Because of this issue, board members suggested at the meeting last Thursday
in Santa Monica that teachers should supplement lessons with additional
written material that addresses what is left out of the textbooks from
publisher Pearson’s myPerspectives curriculum.
“Kids are going to learn something [from Pearson’s textbooks],”
Board member Oscar de la Torre said. “But they’re not learning
more than we’ve been learning for the past 50 years. It’s
not that engaging.”
He said that he “flipped through” the teacher’s edition
of one of the textbooks, and “Latinos show up only once.”
“It’s a story about the Dominican Republic,” de la
Torre said. “Mexicans probably don’t show up even once.”
De la Torre said he was disappointed that a section of the textbook on
protest is mostly about the civil rights movement of the 1960s and focuses
on African-Americans, while excluding LGBT and Latino movements.
Board member Richard Tahvildaran-Jesswein also addressed the LGBT issue.
“In my initial perusal [of the textbooks], there are the narratives
on identity, but based on race and ethnicity,” he said. “What
I wasn’t able to see at first glance was whether or not there are
narratives of lesbian, gay, transgender and bisexual people.”
Ellen Edeburn, SMMUSD’s director of secondary curriculum and instruction,
told the board that Pearson also provides an “enormous list of novels,”
from which the District hasn’t selected titles yet.
“I would assume that’s where we are going to see recognition
of our LGBTQ community, within the novels,” she said.

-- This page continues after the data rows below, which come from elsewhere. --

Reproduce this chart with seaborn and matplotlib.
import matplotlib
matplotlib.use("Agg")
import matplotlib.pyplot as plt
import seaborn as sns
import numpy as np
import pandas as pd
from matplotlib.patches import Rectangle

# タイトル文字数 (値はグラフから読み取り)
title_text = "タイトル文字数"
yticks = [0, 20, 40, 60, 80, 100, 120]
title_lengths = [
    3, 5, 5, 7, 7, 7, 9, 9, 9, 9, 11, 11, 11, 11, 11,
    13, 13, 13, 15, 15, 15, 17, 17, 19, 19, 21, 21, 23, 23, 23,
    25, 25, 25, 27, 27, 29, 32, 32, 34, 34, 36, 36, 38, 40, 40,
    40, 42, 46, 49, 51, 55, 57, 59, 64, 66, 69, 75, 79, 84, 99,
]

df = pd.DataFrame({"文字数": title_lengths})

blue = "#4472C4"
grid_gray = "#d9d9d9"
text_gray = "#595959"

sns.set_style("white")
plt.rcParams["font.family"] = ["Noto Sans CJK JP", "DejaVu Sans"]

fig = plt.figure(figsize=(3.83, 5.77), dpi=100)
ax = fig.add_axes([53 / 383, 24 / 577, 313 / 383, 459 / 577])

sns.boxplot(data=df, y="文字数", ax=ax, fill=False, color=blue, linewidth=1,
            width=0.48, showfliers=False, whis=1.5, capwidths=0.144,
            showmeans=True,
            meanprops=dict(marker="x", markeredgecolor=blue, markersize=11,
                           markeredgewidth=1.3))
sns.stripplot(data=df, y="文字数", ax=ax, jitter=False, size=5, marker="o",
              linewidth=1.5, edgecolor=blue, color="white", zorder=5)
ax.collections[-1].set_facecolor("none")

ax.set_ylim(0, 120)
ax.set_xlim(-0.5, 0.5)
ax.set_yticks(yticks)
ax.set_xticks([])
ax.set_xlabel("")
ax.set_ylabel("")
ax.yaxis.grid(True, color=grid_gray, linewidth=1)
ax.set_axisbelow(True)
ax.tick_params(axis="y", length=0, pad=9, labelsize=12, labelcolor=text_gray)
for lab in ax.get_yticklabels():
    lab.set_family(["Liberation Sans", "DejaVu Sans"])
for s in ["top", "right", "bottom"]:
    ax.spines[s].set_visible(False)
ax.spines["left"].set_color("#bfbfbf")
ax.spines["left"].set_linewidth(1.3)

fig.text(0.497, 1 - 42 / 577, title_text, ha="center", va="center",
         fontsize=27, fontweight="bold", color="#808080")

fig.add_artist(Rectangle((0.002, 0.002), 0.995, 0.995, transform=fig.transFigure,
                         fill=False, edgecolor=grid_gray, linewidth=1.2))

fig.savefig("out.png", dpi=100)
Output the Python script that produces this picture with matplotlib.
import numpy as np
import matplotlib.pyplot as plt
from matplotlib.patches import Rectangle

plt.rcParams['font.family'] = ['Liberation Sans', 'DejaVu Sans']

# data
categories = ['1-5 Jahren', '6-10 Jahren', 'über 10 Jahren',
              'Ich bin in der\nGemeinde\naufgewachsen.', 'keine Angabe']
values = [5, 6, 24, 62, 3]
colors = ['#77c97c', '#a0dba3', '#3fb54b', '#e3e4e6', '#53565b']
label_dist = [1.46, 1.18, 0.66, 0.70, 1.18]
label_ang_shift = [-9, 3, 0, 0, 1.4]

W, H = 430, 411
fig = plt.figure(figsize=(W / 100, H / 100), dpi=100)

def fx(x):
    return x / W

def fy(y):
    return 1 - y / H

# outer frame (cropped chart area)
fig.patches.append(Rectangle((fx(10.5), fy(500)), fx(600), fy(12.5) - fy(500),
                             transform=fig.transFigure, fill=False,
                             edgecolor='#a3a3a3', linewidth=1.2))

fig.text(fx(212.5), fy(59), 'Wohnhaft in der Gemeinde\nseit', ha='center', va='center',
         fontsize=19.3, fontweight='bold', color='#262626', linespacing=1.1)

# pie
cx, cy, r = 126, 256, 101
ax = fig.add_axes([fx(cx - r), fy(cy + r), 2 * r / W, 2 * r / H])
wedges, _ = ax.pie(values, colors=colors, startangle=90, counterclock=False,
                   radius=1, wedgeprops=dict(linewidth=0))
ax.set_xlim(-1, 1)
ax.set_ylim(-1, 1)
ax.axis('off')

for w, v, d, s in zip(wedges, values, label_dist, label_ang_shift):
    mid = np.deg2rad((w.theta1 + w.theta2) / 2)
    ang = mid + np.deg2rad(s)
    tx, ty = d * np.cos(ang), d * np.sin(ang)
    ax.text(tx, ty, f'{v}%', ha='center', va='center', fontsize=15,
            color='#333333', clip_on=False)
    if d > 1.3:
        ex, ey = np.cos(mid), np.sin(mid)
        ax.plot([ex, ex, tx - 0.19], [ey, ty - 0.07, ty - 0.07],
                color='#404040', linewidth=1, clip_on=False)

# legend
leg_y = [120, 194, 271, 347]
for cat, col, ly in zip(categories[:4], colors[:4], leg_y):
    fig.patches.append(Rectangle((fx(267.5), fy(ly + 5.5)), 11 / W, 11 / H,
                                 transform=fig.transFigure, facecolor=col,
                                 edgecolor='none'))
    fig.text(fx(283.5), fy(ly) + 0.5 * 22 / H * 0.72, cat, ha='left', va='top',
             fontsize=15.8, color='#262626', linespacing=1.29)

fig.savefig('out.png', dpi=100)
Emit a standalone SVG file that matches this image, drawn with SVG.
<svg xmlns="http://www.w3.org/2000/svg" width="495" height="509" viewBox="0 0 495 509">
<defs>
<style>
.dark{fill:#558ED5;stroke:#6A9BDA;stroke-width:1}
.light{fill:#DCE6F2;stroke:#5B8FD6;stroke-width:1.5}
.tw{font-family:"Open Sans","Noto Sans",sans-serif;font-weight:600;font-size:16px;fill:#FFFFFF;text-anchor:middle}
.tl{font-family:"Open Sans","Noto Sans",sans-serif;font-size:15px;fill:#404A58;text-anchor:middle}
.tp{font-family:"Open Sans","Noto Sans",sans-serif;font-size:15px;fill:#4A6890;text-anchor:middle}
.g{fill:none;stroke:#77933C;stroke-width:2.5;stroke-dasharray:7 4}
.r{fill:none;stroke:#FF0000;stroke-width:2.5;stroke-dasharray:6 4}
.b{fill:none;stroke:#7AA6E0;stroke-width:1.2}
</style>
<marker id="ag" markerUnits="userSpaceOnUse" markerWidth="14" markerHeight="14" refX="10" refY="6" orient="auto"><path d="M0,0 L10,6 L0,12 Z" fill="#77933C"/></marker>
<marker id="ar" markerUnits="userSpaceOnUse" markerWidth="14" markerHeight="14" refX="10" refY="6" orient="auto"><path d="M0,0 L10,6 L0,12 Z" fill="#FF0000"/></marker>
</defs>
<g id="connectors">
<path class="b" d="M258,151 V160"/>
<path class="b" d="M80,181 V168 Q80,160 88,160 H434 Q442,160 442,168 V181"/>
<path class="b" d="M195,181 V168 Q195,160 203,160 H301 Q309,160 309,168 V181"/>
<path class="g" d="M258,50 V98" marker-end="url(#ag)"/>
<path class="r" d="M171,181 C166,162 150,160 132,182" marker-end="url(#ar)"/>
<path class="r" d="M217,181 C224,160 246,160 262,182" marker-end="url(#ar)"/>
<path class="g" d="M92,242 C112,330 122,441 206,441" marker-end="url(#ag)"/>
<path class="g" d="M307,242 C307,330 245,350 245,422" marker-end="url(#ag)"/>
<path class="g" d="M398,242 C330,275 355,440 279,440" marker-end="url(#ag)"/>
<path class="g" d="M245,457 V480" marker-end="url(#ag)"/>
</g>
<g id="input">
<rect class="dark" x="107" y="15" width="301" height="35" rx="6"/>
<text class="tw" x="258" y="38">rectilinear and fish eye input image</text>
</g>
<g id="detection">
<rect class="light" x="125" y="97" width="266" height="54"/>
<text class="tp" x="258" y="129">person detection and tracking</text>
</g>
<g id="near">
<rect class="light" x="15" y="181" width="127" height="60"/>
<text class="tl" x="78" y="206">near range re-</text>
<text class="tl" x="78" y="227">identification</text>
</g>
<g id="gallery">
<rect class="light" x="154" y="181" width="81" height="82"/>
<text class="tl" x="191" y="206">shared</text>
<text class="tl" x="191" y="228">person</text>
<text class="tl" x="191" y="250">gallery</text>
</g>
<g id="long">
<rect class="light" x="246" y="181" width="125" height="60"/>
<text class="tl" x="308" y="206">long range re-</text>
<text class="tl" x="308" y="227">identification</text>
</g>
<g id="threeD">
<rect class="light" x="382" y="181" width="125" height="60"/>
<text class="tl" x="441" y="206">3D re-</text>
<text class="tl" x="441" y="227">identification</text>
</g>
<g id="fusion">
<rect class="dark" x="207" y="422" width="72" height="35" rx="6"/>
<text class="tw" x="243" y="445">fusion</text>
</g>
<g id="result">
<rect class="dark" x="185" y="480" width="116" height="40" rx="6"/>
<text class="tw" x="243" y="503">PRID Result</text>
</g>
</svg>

Pearson’s curriculum was selected by District staff after a process
involving teachers and other staff, including the heads of the English
departments at the three high schools, as well as surveys.
A description of the myPerspectives curriculum on Pearson’s website
says the students will “read classic and contemporary texts that
span time periods and cultures.”
It adds that students will “engage in meaningful activities that
inspire thoughtful conversation, discussion, and debate.”
The board is expected to approve the adoption of the textbooks at the
next meeting on June 2 despite the objections.
Board member Ralph Mechur said teachers should supplement the textbooks
with material that could “cover LGBT, cultural ethnic studies, cultural
relevancy -- things we feel should be highlighted possibly stronger than
they are" in the text books.
Other board members agreed with Mechur’s suggestion.